= José Penna =

Argentine physician and infectious disease expert (1855-1919)

José Penna (April 5, 1855 - March 29, 1919) was an Argentine physician and infectious disease expert. He is notable for being one of the most important Latin American hygienists of his era.

==Early years==
Born in Bahía Blanca, Penna was the son of Colonel Juan Penna, an Italian officer.

Penna worked a blacksmith while he was in high school, before attending m focal school at the University of Buenos Aires in 1873. He was forced to temporarily halt his studies due to the Revolution of 1874, enlisting as a second lieutenant in the national guard. He returned to school, graduating in 1879 and published his thesis on uremia—he was the first to publish on experimental medicine in Argentina.

==Career==
In 1882, he was appointed as deputy directory of the house of isolation, where he later become director and remained for 30 years.

In 1884, he was appointed to the Argentinian National Academy of Medicine, where he would later serve as vice president and then later president.

He went into the field of infectious diseases and played a central role in fighting the South American cholera epidemics of 1886 and 1887, as well as that of yellow fever in 1871. He was instrumental in reorganizing the National Department of Hygiene, enacting measures against malaria that helped lead to its eradication in the country in 1949.

Along with Emilio Coni, Penna founded the Argentine Medial Association.

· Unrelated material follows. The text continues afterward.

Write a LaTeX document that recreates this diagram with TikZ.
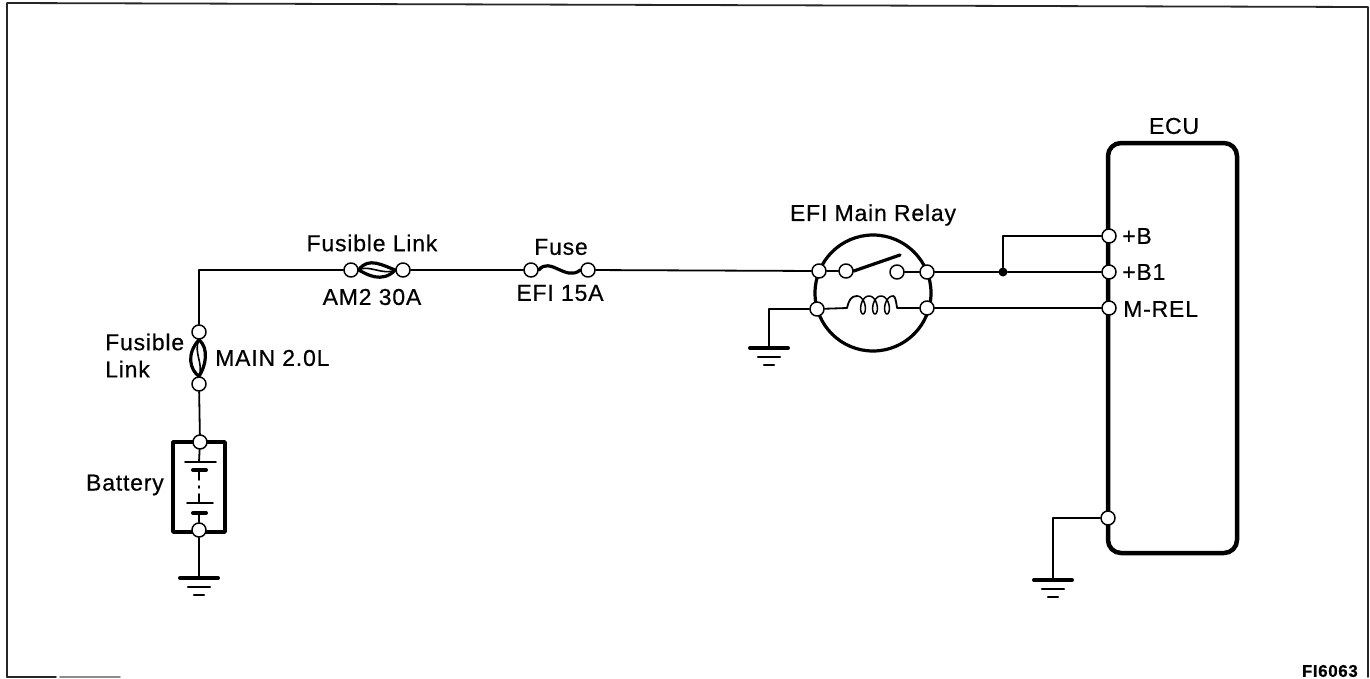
\documentclass[tikz,border=0pt]{standalone}
\usepackage{fontspec}
\setmainfont[LetterSpace=3.5,FakeBold=0.5]{Liberation Sans}
\usepackage{xcolor}
\colorlet{myframe}{black!85}
\colorlet{myfaded}{black!45}

\begin{document}
\begin{tikzpicture}[x=1pt, y=-1pt,
                    line cap=round, line join=round,
                    wire/.style={black, line width=1.8pt},
                    terminal/.style={circle, draw=black, fill=white, line width=1.5pt, minimum size=14pt, inner sep=0pt},
                    junction/.style={circle, fill=black, minimum size=9pt, inner sep=0pt},
                    caption/.style={font=\fontsize{23}{26}\selectfont, inner sep=0pt},
                    fusewire/.style={black, line width=3.2pt},
                    plate/.style={black, line width=1.8pt},
                    stub/.style={black, line width=4pt}]
  \useasboundingbox (0,0) rectangle (1370,678);
  \def\nCoil{3} % Number of coil turns

% Frame
  \draw[myframe, line width=1.8pt] (7,677) -- (7,3) -- (1368,7) -- (1368,677);
  \draw[myframe, line width=1.8pt] (7,677) -- (56,677);
  \draw[myfaded, line width=1.8pt] (60,677) -- (120,677);

% Boxes
  \node[draw, line width=4.5pt, rounded corners=13pt, minimum width=129pt, minimum height=410pt] (ecu) at (1172.5,348) {};
  \node[draw, circle, line width=3.2pt, minimum size=116pt, inner sep=0pt] (relay) at (873,293) {};
  \node[draw, line width=3.8pt, minimum width=52pt, minimum height=90pt, inner sep=0pt] (battery) at (199,487) {};

% Terminals
  \foreach \tName/\tX/\tY in {mainTop/199/332, mainBot/199/384, batTop/200/442, batBot/199/530,
                              amLeft/351/270, amRight/403/270, fuseLeft/531/270, fuseRight/588/270,
                              relayIn/819/271, relayOut/927/272, coilIn/817/309, coilOut/927/308,
                              switchPin/846/271, contactPin/897/272,
                              ecuB/1109/236, ecuBa/1109/272, ecuRel/1109/308, ecuGnd/1108/518}{
    \node[terminal] (\tName) at (\tX,\tY) {};
  }
  \node[junction] (split) at (1003,272) {};

% Ground points
  \coordinate (gndBat) at (199,578);
  \coordinate (gndRelay) at (769,348);
  \coordinate (gndEcu) at (1053,580);
  \foreach \gName in {gndBat,gndRelay,gndEcu}{
    \draw[stub] (\gName) ++(-19,0) -- ++(38,0);
    \draw[black, line width=2.2pt] (\gName) ++(-11,9) -- ++(22,0);
    \draw[black, line width=2.2pt] (\gName) ++(-5,17) -- ++(10,0);
  }

% Wires
  \draw[wire] (mainTop) |- (amLeft);
  \draw[wire] (amRight) -- (fuseLeft);
  \draw[wire] (fuseRight) -- (relayIn);
  \draw[wire] (relayIn) -- (switchPin);
  \draw[wire] (contactPin) -- (relayOut);
  \draw[wire] (relayOut) -- (split);
  \draw[wire] (split) -- (ecuBa);
  \draw[wire] (split) |- (ecuB);
  \draw[wire] (coilOut) -- (ecuRel);
  \draw[wire] (coilIn) -| (gndRelay);
  \draw[wire] (ecuGnd) -| (gndEcu);
  \draw[wire] (mainBot) -- (batTop);
  \draw[wire] (batBot) -- (gndBat);

% Fusible links
  \draw[fusewire] (mainTop.south) .. controls (186,354) and (190,370) .. (mainBot.north);
  \draw[fusewire] (mainTop.south) .. controls (209,348) and (206,366) .. (mainBot.north);
  \draw[black, line width=1.6pt] (mainTop.south) .. controls (193,352) and (204,364) .. (mainBot.north);
  \draw[fusewire] (amLeft.east) .. controls (368,256) and (384,266) .. (amRight.west);
  \draw[fusewire] (amLeft.east) .. controls (366,274) and (382,284) .. (amRight.west);
  \draw[black, line width=1.6pt] (amLeft.east) .. controls (368,264) and (384,276) .. (amRight.west);

% Fuse
  \draw[fusewire] (fuseLeft.east) .. controls (550,256) and (566,282) .. (fuseRight.west);

% Relay
  \draw[black, line width=3.2pt] (switchPin.east) -- (900,255);
  \draw[wire] (coilIn) -- (847,308) .. controls (849,300) and (851,296) .. (857,296);
  \draw[black, line width=1.5pt, variable=\t, domain=0:\nCoil*360, samples=120, smooth]
    plot ({857+12*\t/360+5*sin(\t)},{305-9*cos(\t)});
  \draw[wire] (893,296) .. controls (895,296) and (896,300) .. (897,308) -- (coilOut);

% Battery cells
  \draw[wire] (batTop) -- (199,462);
  \draw[plate] (185,462) -- (216,462);
  \draw[stub] (193,470) -- (206,470);
  \draw[wire] (199,472) -- (199,480);
  \draw[wire] (199,486) -- (199,488);
  \draw[wire] (199,494) -- (199,503);
  \draw[plate] (187,503) -- (213,503);
  \draw[stub] (193,513) -- (206,513);
  \draw[wire] (199,513) -- (batBot);

% Labels
  \node[caption] (ecuName) at (1174,126) {ECU};
  \node[caption, anchor=west] (bName) at (1122,236) {+B};
  \node[caption, anchor=west] (baName) at (1122,272) {+B1};
  \node[caption, anchor=west] (relName) at (1123,309) {M-REL};
  \node[caption] (relayName) at (873,215) {EFI Main Relay};
  \node[caption] (fuseName) at (561,247) {Fuse};
  \node[caption] (fuseRate) at (560,293) {EFI 15A};
  \node[caption] (amName) at (372,243) {Fusible Link};
  \node[caption] (amRate) at (372,297) {AM2 30A};
  \node[caption, anchor=west] (mainName) at (105,342) {Fusible};
  \node[caption, anchor=west] (mainNameB) at (105,369) {Link};
  \node[caption, anchor=west] (mainRate) at (215,358) {MAIN 2.0L};
  \node[caption, anchor=east] (batName) at (164,485) {Battery};
  \node[font=\fontsize{17}{18}\selectfont\bfseries, anchor=east, inner sep=0pt] (figName) at (1358,671) {FI6063};
\end{tikzpicture}
\end{document}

He became the president of the Argentine National Department of Hygiene in 1911 and president of the Faculty of Medicine in 1916-17.

==Author==
In 1893, Penna published The Role of Epidemics in the Depopulation of America, although most consider Sanitary Administration and Public Assistance in Buenos Aires to be his most important work, published in 1910.

==Death==
Following his death in 1919, Penna was cremated and the event was given much coverage in the newspapers; he became even more of an inspiration to the cremationists following his death.